LISTING –

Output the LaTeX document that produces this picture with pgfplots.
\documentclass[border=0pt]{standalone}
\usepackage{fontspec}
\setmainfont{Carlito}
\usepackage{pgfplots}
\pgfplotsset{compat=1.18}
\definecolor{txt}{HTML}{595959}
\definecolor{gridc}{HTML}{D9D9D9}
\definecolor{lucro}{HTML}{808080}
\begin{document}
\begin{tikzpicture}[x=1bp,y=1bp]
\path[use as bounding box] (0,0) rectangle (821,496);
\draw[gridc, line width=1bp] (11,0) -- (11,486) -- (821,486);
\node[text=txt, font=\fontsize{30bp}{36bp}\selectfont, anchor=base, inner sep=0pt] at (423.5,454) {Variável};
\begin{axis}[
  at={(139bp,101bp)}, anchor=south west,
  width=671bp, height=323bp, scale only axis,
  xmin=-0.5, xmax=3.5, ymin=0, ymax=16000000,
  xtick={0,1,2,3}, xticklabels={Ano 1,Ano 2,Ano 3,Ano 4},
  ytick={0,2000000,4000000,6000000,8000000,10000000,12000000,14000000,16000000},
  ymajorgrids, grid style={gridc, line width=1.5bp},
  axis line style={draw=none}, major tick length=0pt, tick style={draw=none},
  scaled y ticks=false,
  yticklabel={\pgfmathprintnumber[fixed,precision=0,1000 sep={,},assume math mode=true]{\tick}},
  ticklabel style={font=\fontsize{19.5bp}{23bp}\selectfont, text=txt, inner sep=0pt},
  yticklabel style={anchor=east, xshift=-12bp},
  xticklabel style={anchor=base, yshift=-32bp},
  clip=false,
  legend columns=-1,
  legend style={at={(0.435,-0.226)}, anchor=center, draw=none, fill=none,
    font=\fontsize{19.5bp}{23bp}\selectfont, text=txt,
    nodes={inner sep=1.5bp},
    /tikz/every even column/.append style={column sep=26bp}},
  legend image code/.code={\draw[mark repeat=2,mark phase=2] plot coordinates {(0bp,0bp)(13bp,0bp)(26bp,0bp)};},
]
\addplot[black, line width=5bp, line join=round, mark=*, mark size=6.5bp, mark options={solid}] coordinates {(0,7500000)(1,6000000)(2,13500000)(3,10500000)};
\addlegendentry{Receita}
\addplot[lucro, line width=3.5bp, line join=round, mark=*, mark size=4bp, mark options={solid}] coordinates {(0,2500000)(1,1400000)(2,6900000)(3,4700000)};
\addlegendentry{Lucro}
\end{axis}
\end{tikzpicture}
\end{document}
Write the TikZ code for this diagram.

GOAL OF THE EXERCISE –
Reproduce every record, matching each line exactly.

RESPONSE TO THE EXERCISE –
Output the LaTeX document that produces this picture with pgfplots.
\documentclass[border=0pt]{standalone}
\usepackage{fontspec}
\setmainfont{Carlito}
\usepackage{pgfplots}
\pgfplotsset{compat=1.18}
\definecolor{txt}{HTML}{595959}
\definecolor{gridc}{HTML}{D9D9D9}
\definecolor{lucro}{HTML}{808080}
\begin{document}
\begin{tikzpicture}[x=1bp,y=1bp]
\path[use as bounding box] (0,0) rectangle (821,496);
\draw[gridc, line width=1bp] (11,0) -- (11,486) -- (821,486);
\node[text=txt, font=\fontsize{30bp}{36bp}\selectfont, anchor=base, inner sep=0pt] at (423.5,454) {Variável};
\begin{axis}[
  at={(139bp,101bp)}, anchor=south west,
  width=671bp, height=323bp, scale only axis,
  xmin=-0.5, xmax=3.5, ymin=0, ymax=16000000,
  xtick={0,1,2,3}, xticklabels={Ano 1,Ano 2,Ano 3,Ano 4},
  ytick={0,2000000,4000000,6000000,8000000,10000000,12000000,14000000,16000000},
  ymajorgrids, grid style={gridc, line width=1.5bp},
  axis line style={draw=none}, major tick length=0pt, tick style={draw=none},
  scaled y ticks=false,
  yticklabel={\pgfmathprintnumber[fixed,precision=0,1000 sep={,},assume math mode=true]{\tick}},
  ticklabel style={font=\fontsize{19.5bp}{23bp}\selectfont, text=txt, inner sep=0pt},
  yticklabel style={anchor=east, xshift=-12bp},
  xticklabel style={anchor=base, yshift=-32bp},
  clip=false,
  legend columns=-1,
  legend style={at={(0.435,-0.226)}, anchor=center, draw=none, fill=none,
    font=\fontsize{19.5bp}{23bp}\selectfont, text=txt,
    nodes={inner sep=1.5bp},
    /tikz/every even column/.append style={column sep=26bp}},
  legend image code/.code={\draw[mark repeat=2,mark phase=2] plot coordinates {(0bp,0bp)(13bp,0bp)(26bp,0bp)};},
]
\addplot[black, line width=5bp, line join=round, mark=*, mark size=6.5bp, mark options={solid}] coordinates {(0,7500000)(1,6000000)(2,13500000)(3,10500000)};
\addlegendentry{Receita}
\addplot[lucro, line width=3.5bp, line join=round, mark=*, mark size=4bp, mark options={solid}] coordinates {(0,2500000)(1,1400000)(2,6900000)(3,4700000)};
\addlegendentry{Lucro}
\end{axis}
\end{tikzpicture}
\end{document}
Write the TikZ code for this diagram.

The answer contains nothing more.